In a review of 700 studies, respected ethnobotanist James A. Duke, PhD, concluded that turmeric appears to outperform many pharmaceuticals in its effect against several chronic, debilitating diseases.
Turmeric contains a number of constituents that block the formation of beta-amyloid, the substance responsible for the plaques that slowly obstruct cerebral function in Alzheimer’s disease.
You can add turmeric to curries and sti-fries. Also, you can try turmeric tea, a staple from Okinawa, the island nation with the world’s longest average life span.
To make turmeric tea at home, bring 4 cups of water to a boil then add one teaspoon of ground turmeric and reduce to a simmer for 10 minutes. Strain the tea through a fine sieve into a cup, and add honey and/or lemon to taste.
Ginger not only adds zing to meals but has a number of remarkable medicinal properties as well. Clinical studies suggest that the spice may help reduce nausea and vomiting related to surgery, morning sickness, and motion sickness. Ginger also acts as a natural anti-inflammatory that’s worth considering for conditions like arthritis, as well as for sore throats and congestion.
Broccoli is high in vitamin C, carotenoids (including lutein), and fiber, as well as several nutrients that appear to have anti-cancer and immune-boosting properties. Among these are sulforaphane and indole-3-carbinol (I3C), a substance that has been shown to block the growth of cancer cells.
People who eat a lot of broccoli have lower rates of cancer than those who don’t. Regular consumption of broccoli has also been linked to a decreased risk of cardiovascular disease and reduce incidence of aggressive prostate cancer.
The best way to cook broccoli is to steam or stir-fry, otherwise, it loses beneficial compounds by 30% after only 5 minutes of cooking.

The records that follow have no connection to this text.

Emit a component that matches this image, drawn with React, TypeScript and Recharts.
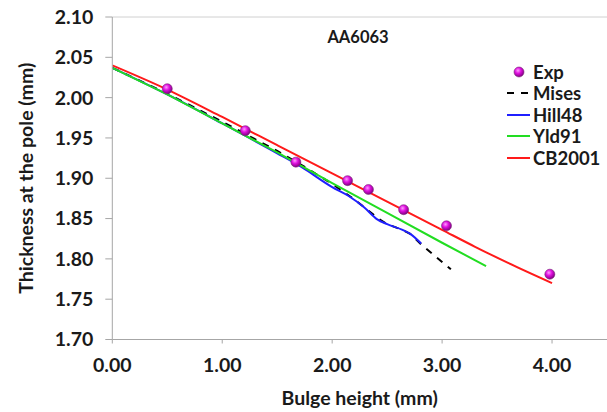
import React from 'react';
import { ComposedChart, Line, Scatter, XAxis, YAxis, ReferenceLine, Legend } from 'recharts';

const expX = [0.5, 1.21, 1.67, 2.14, 2.33, 2.65, 3.04, 3.98];
const expY = [2.011, 1.959, 1.92, 1.897, 1.886, 1.861, 1.841, 1.781];

const misesX = [0, 0.5, 1.0, 1.5, 1.75, 2.0, 2.2, 2.43, 2.5, 2.64, 2.71, 2.81, 2.94, 3.08];
const misesY = [2.037, 2.005, 1.97, 1.934, 1.914, 1.893, 1.874, 1.849, 1.843, 1.836, 1.831, 1.818, 1.803, 1.787];

const hillX = [0, 0.5, 1.0, 1.5, 1.72, 2.0, 2.15, 2.29, 2.41, 2.5, 2.64, 2.71, 2.81];
const hillY = [2.037, 2.004, 1.968, 1.931, 1.914, 1.889, 1.878, 1.864, 1.849, 1.843, 1.836, 1.831, 1.819];

const yldX = [0, 0.5, 1.0, 1.5, 2.0, 2.5, 3.0, 3.4];
const yldY = [2.037, 2.004, 1.968, 1.932, 1.894, 1.857, 1.82, 1.791];

const cbX = [0, 0.5, 1.0, 1.5, 2.0, 2.5, 3.0, 3.3, 3.6, 4.0];
const cbY = [2.04, 2.01, 1.976, 1.941, 1.906, 1.871, 1.836, 1.815, 1.795, 1.77];

const xTicks = [0, 1, 2, 3, 4];
const yTicks = [1.7, 1.75, 1.8, 1.85, 1.9, 1.95, 2.0, 2.05, 2.1];

const zip = (xs: number[], ys: number[]) => xs.map((x, i) => ({ x, y: ys[i] }));

const expData = zip(expX, expY);
const misesData = zip(misesX, misesY);
const hillData = zip(hillX, hillY);
const yldData = zip(yldX, yldY);
const cbData = zip(cbX, cbY);

const FONT = 'Lato, "Noto Sans", sans-serif';
const AXIS = '#a6a6a6';
const TXT = '#1a1a1a';

const Ball = (props: any) => {
  const { cx, cy, index } = props;
  if (cx == null || cy == null) return null;
  const id = `ballg${index}`;
  return (
    <g>
      <defs>
        <radialGradient id={id} cx="40%" cy="35%" r="65%">
          <stop offset="0%" stopColor="#ff9cff" />
          <stop offset="45%" stopColor="#e010e0" />
          <stop offset="100%" stopColor="#800080" />
        </radialGradient>
      </defs>
      <circle cx={cx} cy={cy} r={5} fill={`url(#${id})`} stroke="#7a2a7a" strokeWidth={0.6} />
    </g>
  );
};

const legendItems = [
  { name: 'Exp', type: 'ball' },
  { name: 'Mises', type: 'line', color: '#000000', dash: '7 7' },
  { name: 'Hill48', type: 'line', color: '#1f1fff' },
  { name: 'Yld91', type: 'line', color: '#22dd22' },
  { name: 'CB2001', type: 'line', color: '#ff1a1a' },
];

const LegendContent = () => (
  <div style={{ fontFamily: FONT, fontWeight: 700, fontSize: 18.5, color: TXT }}>
    {legendItems.map((it) => (
      <div key={it.name} style={{ display: 'flex', alignItems: 'center', height: 21.5 }}>
        <svg width={26} height={12} style={{ display: 'block' }}>
          {it.type === 'ball' ? (
            <g>
              <defs>
                <radialGradient id="legball" cx="40%" cy="35%" r="65%">
                  <stop offset="0%" stopColor="#ff9cff" />
                  <stop offset="45%" stopColor="#e010e0" />
                  <stop offset="100%" stopColor="#800080" />
                </radialGradient>
              </defs>
              <circle cx={12} cy={6} r={5} fill="url(#legball)" stroke="#7a2a7a" strokeWidth={0.6} />
            </g>
          ) : (
            <line x1={0} y1={6} x2={23} y2={6} stroke={it.color} strokeWidth={2} strokeDasharray={it.dash} />
          )}
        </svg>
        <span>{it.name}</span>
      </div>
    ))}
  </div>
);

export default function App() {
  return (
    <div style={{ position: 'absolute', left: 0, top: 0, width: 607, height: 412, background: '#fff' }}>
      <ComposedChart width={607} height={412} margin={{ top: 17, right: 0, bottom: 0, left: 0 }}>
        <XAxis
          dataKey="x"
          type="number"
          domain={[0, 4.5]}
          ticks={xTicks}
          tickFormatter={(v: number) => v.toFixed(2)}
          height={72.5}
          stroke={AXIS}
          tickSize={4}
          tickMargin={15}
          tick={{ fill: TXT, fontSize: 19.5, fontFamily: FONT, fontWeight: 700 }}
          allowDataOverflow
          label={{
            value: 'Bulge height (mm)',
            position: 'insideBottom',
            offset: 7,
            style: { fill: TXT, fontSize: 19.5, fontFamily: FONT, fontWeight: 700 },
          }}
        />
        <YAxis
          dataKey="y"
          type="number"
          domain={[1.7, 2.1]}
          ticks={yTicks}
          tickFormatter={(v: number) => v.toFixed(2)}
          width={112.3}
          stroke={AXIS}
          tickSize={7}
          tickMargin={12}
          interval={0}
          tick={{ fill: TXT, fontSize: 19.5, fontFamily: FONT, fontWeight: 700 }}
          allowDataOverflow
          label={{
            content: (p: any) => {
              const vb = p.viewBox || { x: 0, y: 17, width: 112, height: 322 };
              const cx = vb.x + 25;
              const cy = vb.y + vb.height / 2;
              return (
                <text
                  x={cx}
                  y={cy}
                  transform={`rotate(-90 ${cx} ${cy})`}
                  textAnchor="middle"
                  dominantBaseline="central"
                  fill={TXT}
                  fontSize={19.5}
                  fontFamily={FONT}
                  fontWeight={700}
                >
                  Thickness at the pole (mm)
                </text>
              );
            },
          }}
        />
        <ReferenceLine y={2.1} stroke="#d0d0d0" strokeWidth={1} ifOverflow="extendDomain" />
        <Line data={misesData} dataKey="y" name="Mises" stroke="#000000" strokeWidth={2} strokeDasharray="7 7" dot={false} isAnimationActive={false} type="linear" />
        <Line data={hillData} dataKey="y" name="Hill48" stroke="#1f1fff" strokeWidth={2} dot={false} isAnimationActive={false} type="monotone" />
        <Line data={yldData} dataKey="y" name="Yld91" stroke="#22dd22" strokeWidth={2} dot={false} isAnimationActive={false} type="linear" />
        <Line data={cbData} dataKey="y" name="CB2001" stroke="#ff1a1a" strokeWidth={2} dot={false} isAnimationActive={false} type="monotone" />
        <Scatter data={expData} dataKey="y" name="Exp" shape={<Ball />} isAnimationActive={false} />
        <Legend
          layout="horizontal"
          verticalAlign="middle"
          align="center"
          content={<LegendContent />}
          wrapperStyle={{ position: 'absolute', left: 507, top: 61, width: 100 }}
        />
      </ComposedChart>
      <div
        style={{
          position: 'absolute',
          left: 300,
          top: 27,
          width: 116,
          textAlign: 'center',
          fontFamily: FONT,
          fontWeight: 700,
          fontSize: 16.5,
          lineHeight: '20px',
          color: TXT,
        }}
      >
        AA6063
      </div>
    </div>
  );
}
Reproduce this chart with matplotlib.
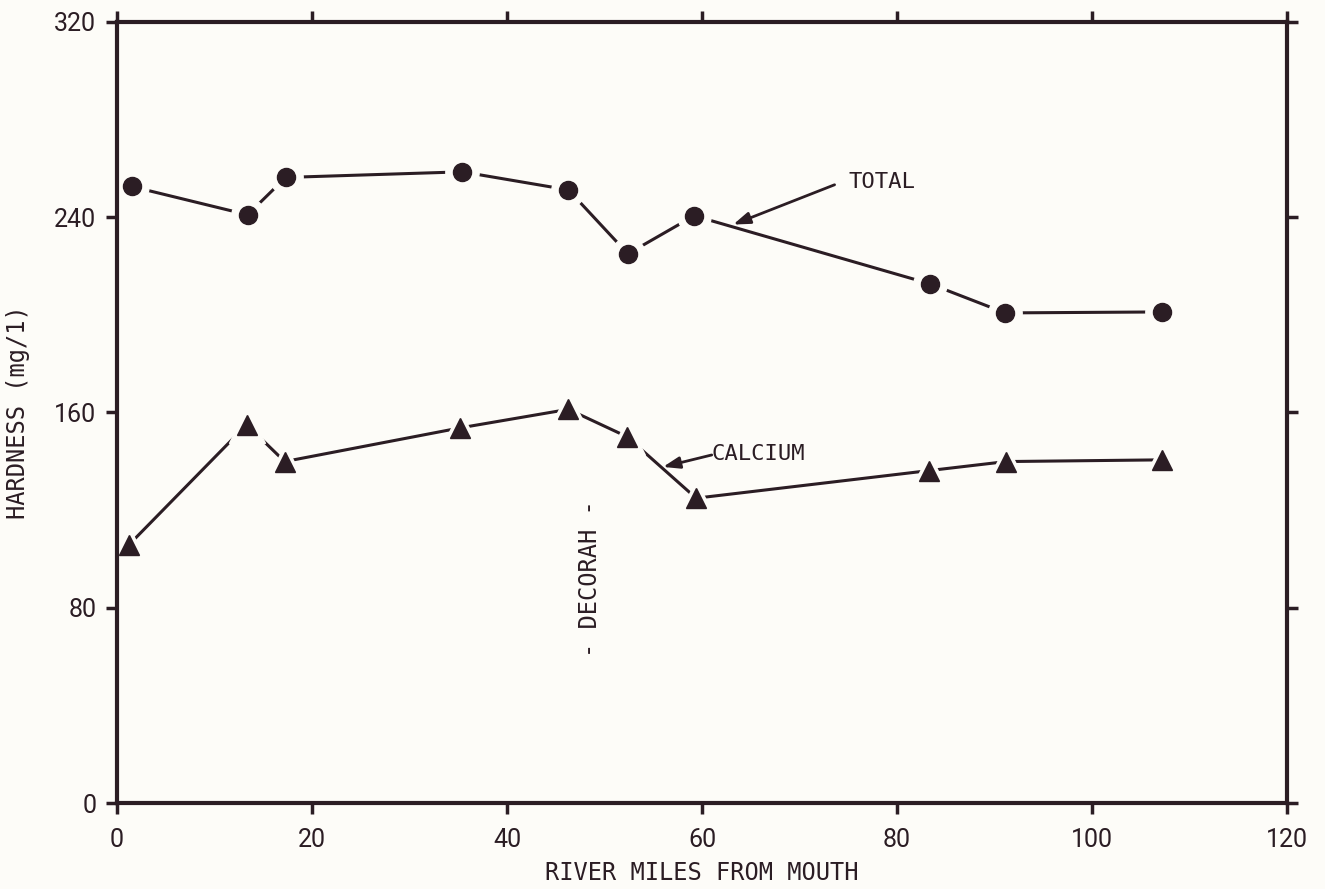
import matplotlib.pyplot as plt

# river miles and hardness (mg/1)
miles_total = [1.5, 13.4, 17.3, 35.4, 46.3, 52.4, 59.2, 83.4, 91.1, 107.2]
total = [252.6, 241.0, 256.3, 258.6, 251.2, 225.0, 240.6, 212.7, 200.8, 201.2]

miles_calcium = [1.2, 13.3, 17.2, 35.2, 46.3, 52.3, 59.4, 83.3, 91.2, 107.2]
calcium = [105.7, 155.0, 139.9, 153.7, 161.3, 150.1, 124.9, 136.2, 139.9, 140.6]

x_ticks = [0, 20, 40, 60, 80, 100, 120]
y_ticks = [0, 80, 160, 240, 320]

ink = '#2b1d24'
paper = '#fdfcf8'
lettering = 'DejaVu Sans Mono'

plt.rcParams['font.family'] = ['Roboto', 'DejaVu Sans']

fig = plt.figure(figsize=(13.25, 8.89), dpi=100, facecolor=paper)
ax = fig.add_axes([0.0883, 0.0967, 0.883, 0.8786])
ax.set_facecolor(paper)

# lines stop short of the markers: paper-coloured halo under each marker
ax.plot(miles_total, total, '-', color=ink, linewidth=2.2, zorder=2)
ax.plot(miles_total, total, 'o', color=paper, markersize=24, linestyle='none', zorder=3)
ax.plot(miles_total, total, 'o', color=ink, markersize=13, linestyle='none', zorder=4)

ax.plot(miles_calcium, calcium, '-', color=ink, linewidth=2.2, zorder=2)
ax.plot(miles_calcium, calcium, '^', color=paper, markersize=26, linestyle='none', zorder=3)
ax.plot(miles_calcium, calcium, '^', color=ink, markersize=15, linestyle='none', zorder=4)

arrow = dict(arrowstyle='-|>,head_length=1.0,head_width=0.35', color=ink, lw=2, shrinkA=0, shrinkB=0)
ax.annotate('', xy=(63.2, 237.0), xytext=(73.6, 253.3), arrowprops=arrow, zorder=5)
ax.text(75.0, 254.5, 'TOTAL', fontsize=16, color=ink, ha='left', va='center', family=lettering)
ax.annotate('', xy=(56.0, 137.7), xytext=(61.0, 142.6), arrowprops=arrow, zorder=5)
ax.text(61.0, 143.2, 'CALCIUM', fontsize=16, color=ink, ha='left', va='center', family=lettering)

ax.text(48.5, 92, '- DECORAH -', fontsize=17, color=ink, rotation=90, ha='center', va='center',
        family=lettering)

ax.set_xlim(0, 120)
ax.set_ylim(0, 320)
ax.set_xticks(x_ticks)
ax.set_yticks(y_ticks)
ax.tick_params(axis='both', direction='out', length=8, width=2.5, color=ink,
               labelsize=18, labelcolor=ink, pad=7)
ax.tick_params(top=True, right=True)
ax.tick_params(axis='x', pad=10)
for side in ['left', 'right', 'top', 'bottom']:
    ax.spines[side].set_linewidth(3)
    ax.spines[side].set_color(ink)
    ax.spines[side].set_zorder(6)

ax.set_xlabel('RIVER MILES FROM MOUTH', fontsize=17, color=ink, family=lettering)
ax.xaxis.set_label_coords(0.5, -0.074)
ax.set_ylabel('HARDNESS (mg/1)', fontsize=17, color=ink, family=lettering)
ax.yaxis.set_label_coords(-0.074, 0.5)

plt.savefig('out.png', dpi=100, facecolor=paper)
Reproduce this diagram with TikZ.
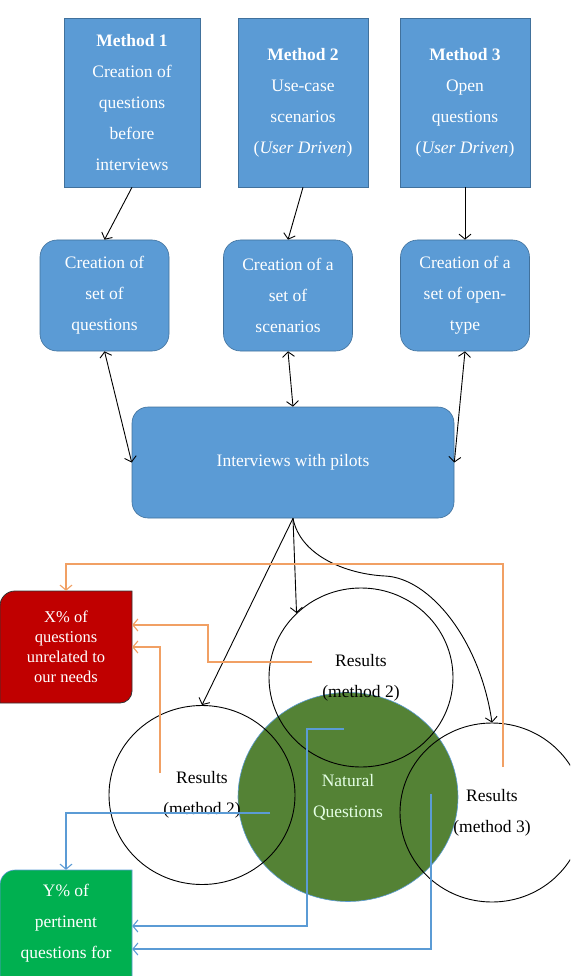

Half a cup of blueberries is equivalent to the antioxidant power of 5 servings of peas, carrots, apples, squash, or broccoli.
Anthocyanins, the pigments that make blueberries blue, are responsible for their antioxidant properties. Blueberries are also good source of fiber; you’ll get about 3 grams in one half-cup serving.
Like cranberries, blueberries may help protect against urinary-tract infections because they contain substances that prevent bacteria from adhering to bladder walls.
Fresh, frozen, and dried blueberries are all equally beneficial, and heating or cooking blueberries won’t affect the amount or quality of antioxidants they contain; in fact, cooked blueberries may provide a higher content of beneficial phytonutrients.
10. Black Beans
Beans are great sources of protein, potassium, magnesium, copper, iron, and zinc, plus they have the highest antioxidant levels of all legumes, thanks to their content of anthocyanins, which give their dark tone.
Beneath their skin, black beans have a light, cream-colored flesh with an earthy, almost mushroom-like flavor that complements both Latin American and Caribbean cuisine.
When shopping for black beans, always look for dried organic black beans which give you more control over sodium and allow you to cook them in ways that minimize digestive issues.
Soak dried beans overnight in water, then drain and replace the liquid with fresh water for cooking. Remember, one of the best strategies to achieve and maintain vibrant health is to follow a diet that incorporates fresh whole foods.
What other organic non-processed foods do you know that offer optimal health benefits?